Monday, October 8, 2012

Is it just me?

Given that there were a thousand people in our locally grown parade, it seems a rational thought to think that there might be coverage of an event.  Of those thousand people, the vast majority were students from the Mother's Club, PUSD Elementary through High Schools, PCC, and Caltech.  

An example of the groups that participated was the Visual Arts and Design Academy of Pasadena High School.  These students produced the beautiful banners you see.  Their work was informed by the history of our community.  They listened to a one hour lecture, did research on their own and then translated that knowledge into to a task that is a splendid combination of Project Based and Cooperative Learning.  

I want to thank the Pasadena Weekly and Altadenablog for writing about the parade and jamaica prior to Saturday.  

I think this would have been a great image highlighting some of the positive things that are taking place in PUSD.  I have to wonder if anyone saw post event images, or did I just manage to miss them?


  1. I don't know about others, Roberta. I find October (every year) to be over-booked. I have never made it to the Jamaica because of this. Sometimes it's Art Weekend, sometimes (as this year) the Duarte Festival of Authors, sometimes my own schedule (again, over booked this year). I am working my tail off and in many cases not getting paid.

    Most of the local papers no longer pay their reporters and photographers a living wage, if anything. (I have recently been offered two non-paying reporting jobs.) So it's possible they don't actually have anyone working on a given day, especially a weekend day. What you might have to do is write up your own story, like a newspaper story, and send it in, with pictures. I wouldn't be surprised if it got printed. They are in need of material but they can't pay for it.

  2. I certainly understand why individuals may find this time challenging and totally appreciate that artists need to focus their energies on their art. However, when It come to the larger press entities, it's as if a third of the city doesn't exist. Even, if you try to submit stories, they are not covered. There is a political/social aspect to this that is very real.

    For a variety of reasons there was no "Latino Heritage Month" in the City of Pasadena last year. Which seems very odd since over a third of the population is Latino.

    To paraphrase an expression that is commonly shared - we are Latino and are so far from Los Angeles so much a part of the foothills.

  3. No Latino Heritage Month? Don't we always have it? I just assumed it was part of our regular calendar.

    So, someone has to make it happen and whoever does that either no longer works for the city or doesn't care. Budget cuts? Latino vote not important this year at City Hall?

  4. Nope, doesn't always take place. I had assumed after getting the ball rolling for a lot of years that having Latino Heritage Month, much as we have other heritage months, would be something that happened somewhat automatically. A little like having a salt shaker at the dining room table or near the stove.
    Well, a group of us have come together and, with support from the Mayor and Councilmembers, it looks as if a resolution for Latino Heritage Month will be established. To my knowledge the omission last year had nothing to do with budget cuts.

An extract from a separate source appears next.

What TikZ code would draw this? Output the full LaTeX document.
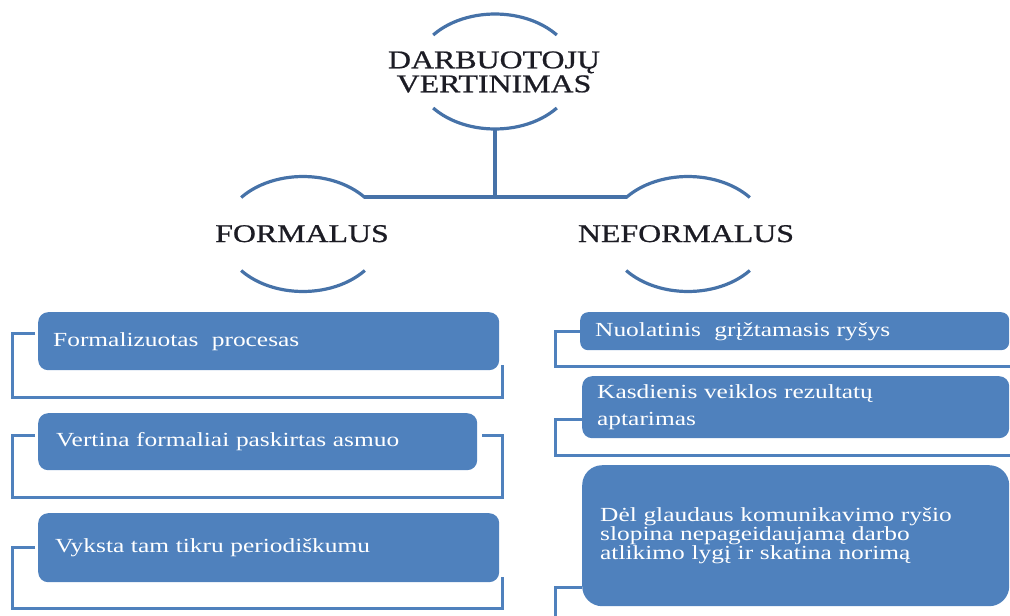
\documentclass[tikz,border=0pt]{standalone}
\usepackage{fontspec}
\setmainfont{Liberation Serif}[FakeStretch=1.27]
\newfontfamily\headfont{Liberation Serif}[FakeStretch=1.25, FakeBold=0.8]
\newcommand\widewords{\spaceskip=0.4em plus 0.1em\relax}
\usetikzlibrary{calc}
\definecolor{boxblue}{HTML}{4F81BD}
\definecolor{arcblue}{HTML}{4672A8}
\definecolor{headtext}{HTML}{1C1C24}
\tikzset{
  heading/.style={font=\headfont\fontsize{25.5}{24}\selectfont, text=headtext, inner sep=0pt, align=center},
  itembox/.style={fill=boxblue, text=white, font=\fontsize{20}{27}\selectfont\widewords, inner xsep=15pt, inner ysep=0pt, align=left, rounded corners=10pt, anchor=north west},
  bracket/.style={draw=boxblue, line width=3pt},
  arcline/.style={draw=arcblue, line width=3.2pt},
}
\begin{document}
\begin{tikzpicture}[x=1pt,y=-1pt]
\useasboundingbox (0,0) rectangle (1010,616);
\clip (0,0) rectangle (1010,616);

% ---- heading ellipse arcs
\draw[arcline] (495,71.5) ++(219.4:80 and 57.5) arc[start angle=219.4,end angle=320.6,x radius=80,y radius=57.5];
\draw[arcline] (495,71.5) ++(39.4:80 and 57.5) arc[start angle=39.4,end angle=140.6,x radius=80,y radius=57.5];
\draw[arcline] (303,234) ++(219.4:80 and 57.5) arc[start angle=219.4,end angle=320.6,x radius=80,y radius=57.5];
\draw[arcline] (303,234) ++(39.4:80 and 57.5) arc[start angle=39.4,end angle=140.6,x radius=80,y radius=57.5];
\draw[arcline] (688,234) ++(219.4:80 and 57.5) arc[start angle=219.4,end angle=320.6,x radius=80,y radius=57.5];
\draw[arcline] (688,234) ++(39.4:80 and 57.5) arc[start angle=39.4,end angle=140.6,x radius=80,y radius=57.5];

% ---- headings
\node[heading] (top) at (494,72) {DARBUOTOJŲ\\VERTINIMAS};
\node[heading, anchor=base] (formal) at (302,242) {FORMALUS};
\node[heading, anchor=base] (neformal) at (686,242) {NEFORMALUS};

% ---- tree connectors
\coordinate (topbot) at (495,129);
\coordinate (junction) at (495,197);
\coordinate (fend) at (364,197);
\coordinate (nend) at (627,197);
\draw[arcline] (topbot) -- (junction);
\draw[arcline] (fend) -- (nend);

% ---- brackets
\draw[bracket] (35,333) -- (12,333) -- (12,397) -- (502,397) -- (502,365);
\draw[bracket] (35,435) -- (12,435) -- (12,497) -- (502,497) -- (502,435) -- (482,435);
\draw[bracket] (35,547) -- (12,547) -- (12,608) -- (502,608) -- (502,577);
\draw[bracket] (580,331) -- (555,331) -- (555,366) -- (1015,366);
\draw[bracket] (582,419) -- (555,419) -- (555,455) -- (1015,455);
\draw[bracket] (582,587) -- (555,587) -- (555,625);

% ---- boxes
\node[itembox, text width=431pt, minimum height=58pt] (l1) at (38,312) {Formalizuotas\ \ procesas};
\node[itembox, minimum height=57pt, inner xsep=18pt, text width=403pt] (l2) at (38,413) {Vertina formaliai paskirtas asmuo};
\node[itembox, minimum height=69pt, inner xsep=17pt, text width=427pt] (l3) at (38,513) {Vyksta tam tikru periodiškumu};
\node[itembox, text width=399pt, minimum height=38pt, rounded corners=8pt] (r1) at (580,312) {Nuolatinis\ \ grįžtamasis ryšys};
\node[itembox, text width=397pt, minimum height=62pt] (r2) at (582,376) {Kasdienis veiklos rezultatų\\aptarimas};
\node[itembox, text width=391pt, minimum height=141pt, rounded corners=20pt, font=\fontsize{20}{19}\selectfont\widewords, inner xsep=18pt] (r3) at (582,465) {Dėl glaudaus komunikavimo ryšio\\slopina nepageidaujamą darbo\\atlikimo lygį ir skatina norimą};
\end{tikzpicture}
\end{document}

  5. I don't know, Roberta. Because the problem with the news these days (and I'm talking online news) is that we tend to find what it is we're looking for and bypass everything else. That's what we lost when we lost print journalism, the page-by-page serendipity. It worries me. It also worries me that, by choice, most of my news these days is via radio -- NPR, specifically. That's pretty narrow.

    1. If this hadn't been a historical practice I might respond differently.